* **Supplied material**:
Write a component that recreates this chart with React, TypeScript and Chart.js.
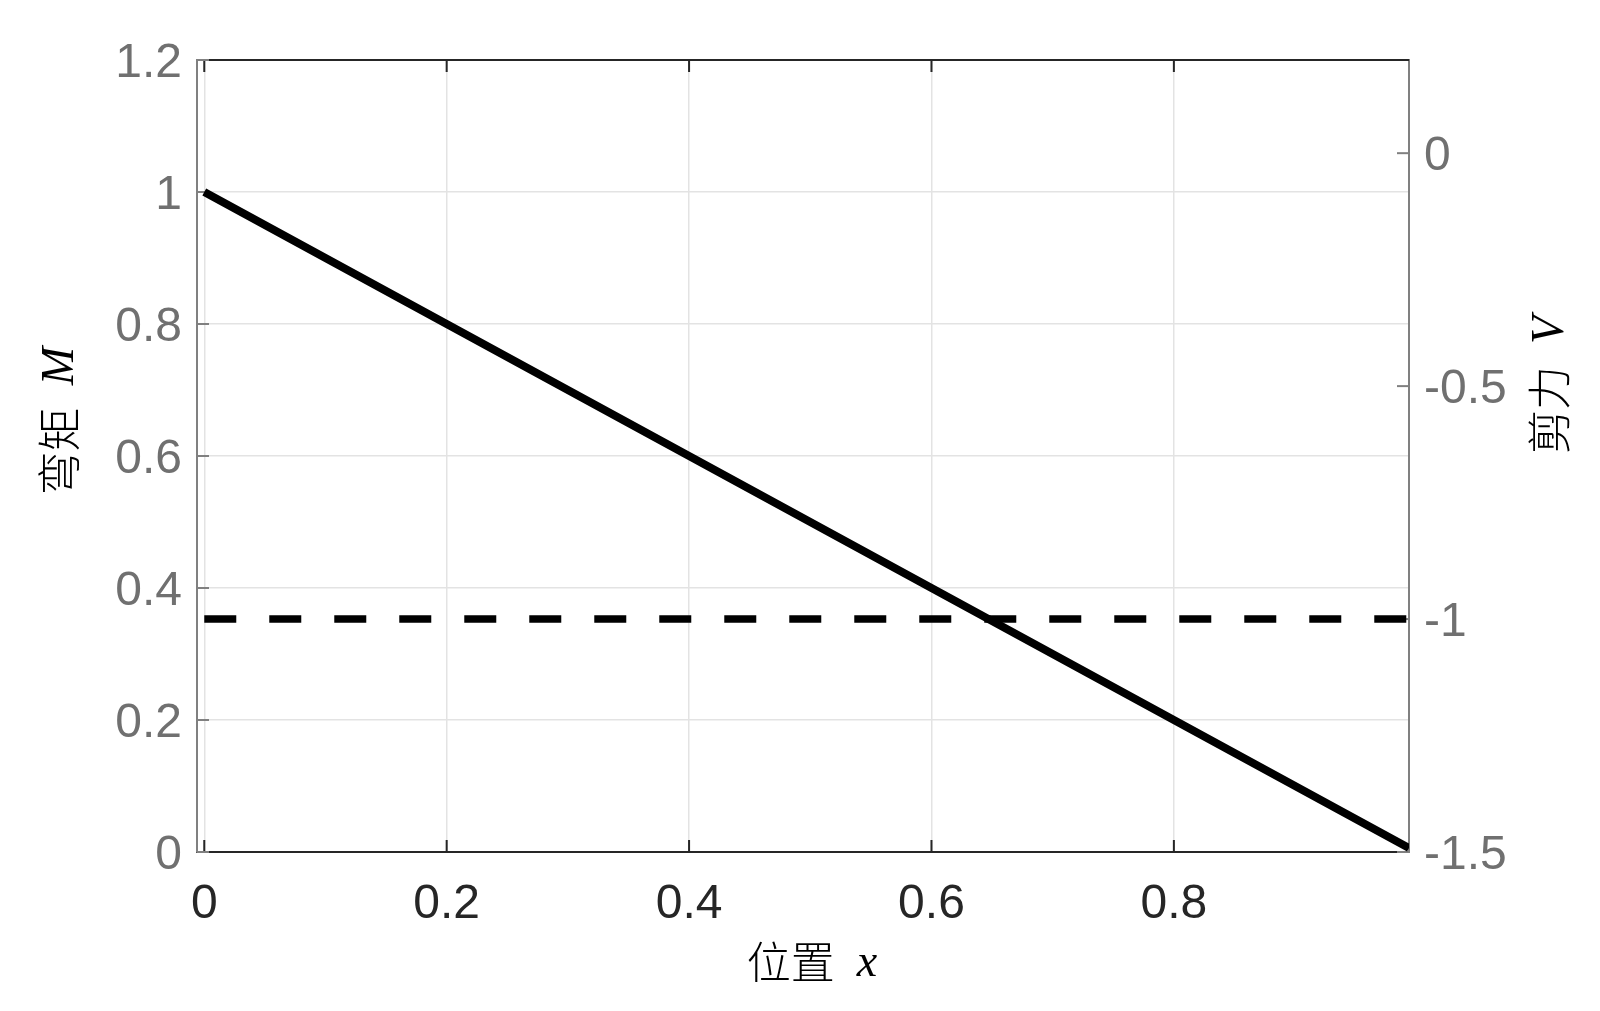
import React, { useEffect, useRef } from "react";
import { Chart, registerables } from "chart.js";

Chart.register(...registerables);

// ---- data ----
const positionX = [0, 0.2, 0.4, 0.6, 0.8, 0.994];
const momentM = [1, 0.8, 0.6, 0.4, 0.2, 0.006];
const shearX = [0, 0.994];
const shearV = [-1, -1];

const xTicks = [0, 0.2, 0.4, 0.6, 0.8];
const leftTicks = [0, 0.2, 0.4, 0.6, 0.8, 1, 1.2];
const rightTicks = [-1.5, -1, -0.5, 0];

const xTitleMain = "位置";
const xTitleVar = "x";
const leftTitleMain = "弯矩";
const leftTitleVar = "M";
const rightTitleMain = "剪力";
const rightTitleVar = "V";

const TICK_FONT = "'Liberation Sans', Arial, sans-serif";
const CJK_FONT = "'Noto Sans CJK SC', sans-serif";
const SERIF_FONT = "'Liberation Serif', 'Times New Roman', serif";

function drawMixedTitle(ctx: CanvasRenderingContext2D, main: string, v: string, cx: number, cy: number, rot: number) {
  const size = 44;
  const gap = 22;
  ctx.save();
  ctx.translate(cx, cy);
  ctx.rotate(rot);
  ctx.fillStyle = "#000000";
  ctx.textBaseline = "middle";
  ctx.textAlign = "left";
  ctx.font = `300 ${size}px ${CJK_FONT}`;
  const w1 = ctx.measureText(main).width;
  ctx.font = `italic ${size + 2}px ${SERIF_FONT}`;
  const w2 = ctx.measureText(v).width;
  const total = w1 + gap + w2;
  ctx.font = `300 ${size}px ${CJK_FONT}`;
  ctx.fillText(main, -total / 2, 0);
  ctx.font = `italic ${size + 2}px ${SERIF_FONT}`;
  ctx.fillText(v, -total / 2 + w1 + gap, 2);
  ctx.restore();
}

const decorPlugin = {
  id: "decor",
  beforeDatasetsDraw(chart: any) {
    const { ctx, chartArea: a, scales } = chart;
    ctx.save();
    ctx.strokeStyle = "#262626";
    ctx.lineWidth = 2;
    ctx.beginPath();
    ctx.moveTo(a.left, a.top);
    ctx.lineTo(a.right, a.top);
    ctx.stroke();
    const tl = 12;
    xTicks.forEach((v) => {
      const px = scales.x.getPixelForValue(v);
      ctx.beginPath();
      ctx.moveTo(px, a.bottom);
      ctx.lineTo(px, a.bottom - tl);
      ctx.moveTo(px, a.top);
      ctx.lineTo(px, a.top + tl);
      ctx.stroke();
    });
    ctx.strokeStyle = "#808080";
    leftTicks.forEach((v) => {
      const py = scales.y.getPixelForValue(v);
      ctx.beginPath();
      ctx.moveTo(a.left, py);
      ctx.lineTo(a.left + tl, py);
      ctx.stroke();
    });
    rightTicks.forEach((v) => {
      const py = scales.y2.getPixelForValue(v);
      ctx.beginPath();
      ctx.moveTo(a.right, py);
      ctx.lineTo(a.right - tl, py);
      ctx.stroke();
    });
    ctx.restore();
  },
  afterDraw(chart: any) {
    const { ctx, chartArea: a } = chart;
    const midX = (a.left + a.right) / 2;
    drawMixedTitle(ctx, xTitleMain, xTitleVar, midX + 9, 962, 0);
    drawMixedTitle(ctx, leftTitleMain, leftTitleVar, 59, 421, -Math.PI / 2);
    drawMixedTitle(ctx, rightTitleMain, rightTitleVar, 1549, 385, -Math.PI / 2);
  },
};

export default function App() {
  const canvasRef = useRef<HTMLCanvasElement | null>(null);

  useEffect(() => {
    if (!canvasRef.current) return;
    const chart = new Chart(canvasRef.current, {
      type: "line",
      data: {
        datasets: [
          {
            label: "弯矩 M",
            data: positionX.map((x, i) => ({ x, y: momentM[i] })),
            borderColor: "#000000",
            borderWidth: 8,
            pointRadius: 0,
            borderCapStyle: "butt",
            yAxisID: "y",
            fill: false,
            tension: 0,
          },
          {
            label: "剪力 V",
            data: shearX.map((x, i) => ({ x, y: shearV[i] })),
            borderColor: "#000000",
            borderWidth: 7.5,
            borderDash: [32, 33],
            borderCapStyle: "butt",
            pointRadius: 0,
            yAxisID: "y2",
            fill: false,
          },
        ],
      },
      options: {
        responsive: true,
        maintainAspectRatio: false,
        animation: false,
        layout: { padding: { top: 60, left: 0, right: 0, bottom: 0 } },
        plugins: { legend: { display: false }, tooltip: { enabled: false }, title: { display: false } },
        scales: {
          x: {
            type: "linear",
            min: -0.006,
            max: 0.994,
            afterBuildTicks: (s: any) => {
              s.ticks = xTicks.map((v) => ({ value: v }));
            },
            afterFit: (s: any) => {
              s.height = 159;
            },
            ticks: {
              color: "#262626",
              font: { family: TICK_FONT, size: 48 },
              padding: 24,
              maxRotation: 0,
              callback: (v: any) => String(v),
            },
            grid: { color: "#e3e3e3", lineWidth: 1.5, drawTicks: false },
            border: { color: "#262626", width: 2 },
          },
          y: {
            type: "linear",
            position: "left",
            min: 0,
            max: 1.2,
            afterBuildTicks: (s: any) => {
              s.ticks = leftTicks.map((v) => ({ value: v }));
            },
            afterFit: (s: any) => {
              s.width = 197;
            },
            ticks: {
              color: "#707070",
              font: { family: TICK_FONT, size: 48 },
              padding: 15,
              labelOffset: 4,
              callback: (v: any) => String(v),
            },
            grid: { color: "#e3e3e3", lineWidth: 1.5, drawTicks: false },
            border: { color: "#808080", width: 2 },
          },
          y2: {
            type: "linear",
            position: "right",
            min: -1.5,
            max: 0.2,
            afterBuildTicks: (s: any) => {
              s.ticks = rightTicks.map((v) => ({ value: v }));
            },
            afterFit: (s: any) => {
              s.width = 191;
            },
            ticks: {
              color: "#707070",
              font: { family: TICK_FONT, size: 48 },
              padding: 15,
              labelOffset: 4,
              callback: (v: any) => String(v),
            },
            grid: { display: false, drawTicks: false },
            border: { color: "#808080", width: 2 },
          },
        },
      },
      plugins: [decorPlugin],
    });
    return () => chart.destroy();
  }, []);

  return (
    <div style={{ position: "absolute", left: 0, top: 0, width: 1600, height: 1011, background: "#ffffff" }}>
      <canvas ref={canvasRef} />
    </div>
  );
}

* **Objective**:
Every line of the data above should be quoted exactly. Omit the pictures.

* **Exercise solution**:
Write a component that recreates this chart with React, TypeScript and Chart.js.
import React, { useEffect, useRef } from "react";
import { Chart, registerables } from "chart.js";

Chart.register(...registerables);

// ---- data ----
const positionX = [0, 0.2, 0.4, 0.6, 0.8, 0.994];
const momentM = [1, 0.8, 0.6, 0.4, 0.2, 0.006];
const shearX = [0, 0.994];
const shearV = [-1, -1];

const xTicks = [0, 0.2, 0.4, 0.6, 0.8];
const leftTicks = [0, 0.2, 0.4, 0.6, 0.8, 1, 1.2];
const rightTicks = [-1.5, -1, -0.5, 0];

const xTitleMain = "位置";
const xTitleVar = "x";
const leftTitleMain = "弯矩";
const leftTitleVar = "M";
const rightTitleMain = "剪力";
const rightTitleVar = "V";

const TICK_FONT = "'Liberation Sans', Arial, sans-serif";
const CJK_FONT = "'Noto Sans CJK SC', sans-serif";
const SERIF_FONT = "'Liberation Serif', 'Times New Roman', serif";

function drawMixedTitle(ctx: CanvasRenderingContext2D, main: string, v: string, cx: number, cy: number, rot: number) {
  const size = 44;
  const gap = 22;
  ctx.save();
  ctx.translate(cx, cy);
  ctx.rotate(rot);
  ctx.fillStyle = "#000000";
  ctx.textBaseline = "middle";
  ctx.textAlign = "left";
  ctx.font = `300 ${size}px ${CJK_FONT}`;
  const w1 = ctx.measureText(main).width;
  ctx.font = `italic ${size + 2}px ${SERIF_FONT}`;
  const w2 = ctx.measureText(v).width;
  const total = w1 + gap + w2;
  ctx.font = `300 ${size}px ${CJK_FONT}`;
  ctx.fillText(main, -total / 2, 0);
  ctx.font = `italic ${size + 2}px ${SERIF_FONT}`;
  ctx.fillText(v, -total / 2 + w1 + gap, 2);
  ctx.restore();
}

const decorPlugin = {
  id: "decor",
  beforeDatasetsDraw(chart: any) {
    const { ctx, chartArea: a, scales } = chart;
    ctx.save();
    ctx.strokeStyle = "#262626";
    ctx.lineWidth = 2;
    ctx.beginPath();
    ctx.moveTo(a.left, a.top);
    ctx.lineTo(a.right, a.top);
    ctx.stroke();
    const tl = 12;
    xTicks.forEach((v) => {
      const px = scales.x.getPixelForValue(v);
      ctx.beginPath();
      ctx.moveTo(px, a.bottom);
      ctx.lineTo(px, a.bottom - tl);
      ctx.moveTo(px, a.top);
      ctx.lineTo(px, a.top + tl);
      ctx.stroke();
    });
    ctx.strokeStyle = "#808080";
    leftTicks.forEach((v) => {
      const py = scales.y.getPixelForValue(v);
      ctx.beginPath();
      ctx.moveTo(a.left, py);
      ctx.lineTo(a.left + tl, py);
      ctx.stroke();
    });
    rightTicks.forEach((v) => {
      const py = scales.y2.getPixelForValue(v);
      ctx.beginPath();
      ctx.moveTo(a.right, py);
      ctx.lineTo(a.right - tl, py);
      ctx.stroke();
    });
    ctx.restore();
  },
  afterDraw(chart: any) {
    const { ctx, chartArea: a } = chart;
    const midX = (a.left + a.right) / 2;
    drawMixedTitle(ctx, xTitleMain, xTitleVar, midX + 9, 962, 0);
    drawMixedTitle(ctx, leftTitleMain, leftTitleVar, 59, 421, -Math.PI / 2);
    drawMixedTitle(ctx, rightTitleMain, rightTitleVar, 1549, 385, -Math.PI / 2);
  },
};

export default function App() {
  const canvasRef = useRef<HTMLCanvasElement | null>(null);

  useEffect(() => {
    if (!canvasRef.current) return;
    const chart = new Chart(canvasRef.current, {
      type: "line",
      data: {
        datasets: [
          {
            label: "弯矩 M",
            data: positionX.map((x, i) => ({ x, y: momentM[i] })),
            borderColor: "#000000",
            borderWidth: 8,
            pointRadius: 0,
            borderCapStyle: "butt",
            yAxisID: "y",
            fill: false,
            tension: 0,
          },
          {
            label: "剪力 V",
            data: shearX.map((x, i) => ({ x, y: shearV[i] })),
            borderColor: "#000000",
            borderWidth: 7.5,
            borderDash: [32, 33],
            borderCapStyle: "butt",
            pointRadius: 0,
            yAxisID: "y2",
            fill: false,
          },
        ],
      },
      options: {
        responsive: true,
        maintainAspectRatio: false,
        animation: false,
        layout: { padding: { top: 60, left: 0, right: 0, bottom: 0 } },
        plugins: { legend: { display: false }, tooltip: { enabled: false }, title: { display: false } },
        scales: {
          x: {
            type: "linear",
            min: -0.006,
            max: 0.994,
            afterBuildTicks: (s: any) => {
              s.ticks = xTicks.map((v) => ({ value: v }));
            },
            afterFit: (s: any) => {
              s.height = 159;
            },
            ticks: {
              color: "#262626",
              font: { family: TICK_FONT, size: 48 },
              padding: 24,
              maxRotation: 0,
              callback: (v: any) => String(v),
            },
            grid: { color: "#e3e3e3", lineWidth: 1.5, drawTicks: false },
            border: { color: "#262626", width: 2 },
          },
          y: {
            type: "linear",
            position: "left",
            min: 0,
            max: 1.2,
            afterBuildTicks: (s: any) => {
              s.ticks = leftTicks.map((v) => ({ value: v }));
            },
            afterFit: (s: any) => {
              s.width = 197;
            },
            ticks: {
              color: "#707070",
              font: { family: TICK_FONT, size: 48 },
              padding: 15,
              labelOffset: 4,
              callback: (v: any) => String(v),
            },
            grid: { color: "#e3e3e3", lineWidth: 1.5, drawTicks: false },
            border: { color: "#808080", width: 2 },
          },
          y2: {
            type: "linear",
            position: "right",
            min: -1.5,
            max: 0.2,
            afterBuildTicks: (s: any) => {
              s.ticks = rightTicks.map((v) => ({ value: v }));
            },
            afterFit: (s: any) => {
              s.width = 191;
            },
            ticks: {
              color: "#707070",
              font: { family: TICK_FONT, size: 48 },
              padding: 15,
              labelOffset: 4,
              callback: (v: any) => String(v),
            },
            grid: { display: false, drawTicks: false },
            border: { color: "#808080", width: 2 },
          },
        },
      },
      plugins: [decorPlugin],
    });
    return () => chart.destroy();
  }, []);

  return (
    <div style={{ position: "absolute", left: 0, top: 0, width: 1600, height: 1011, background: "#ffffff" }}>
      <canvas ref={canvasRef} />
    </div>
  );
}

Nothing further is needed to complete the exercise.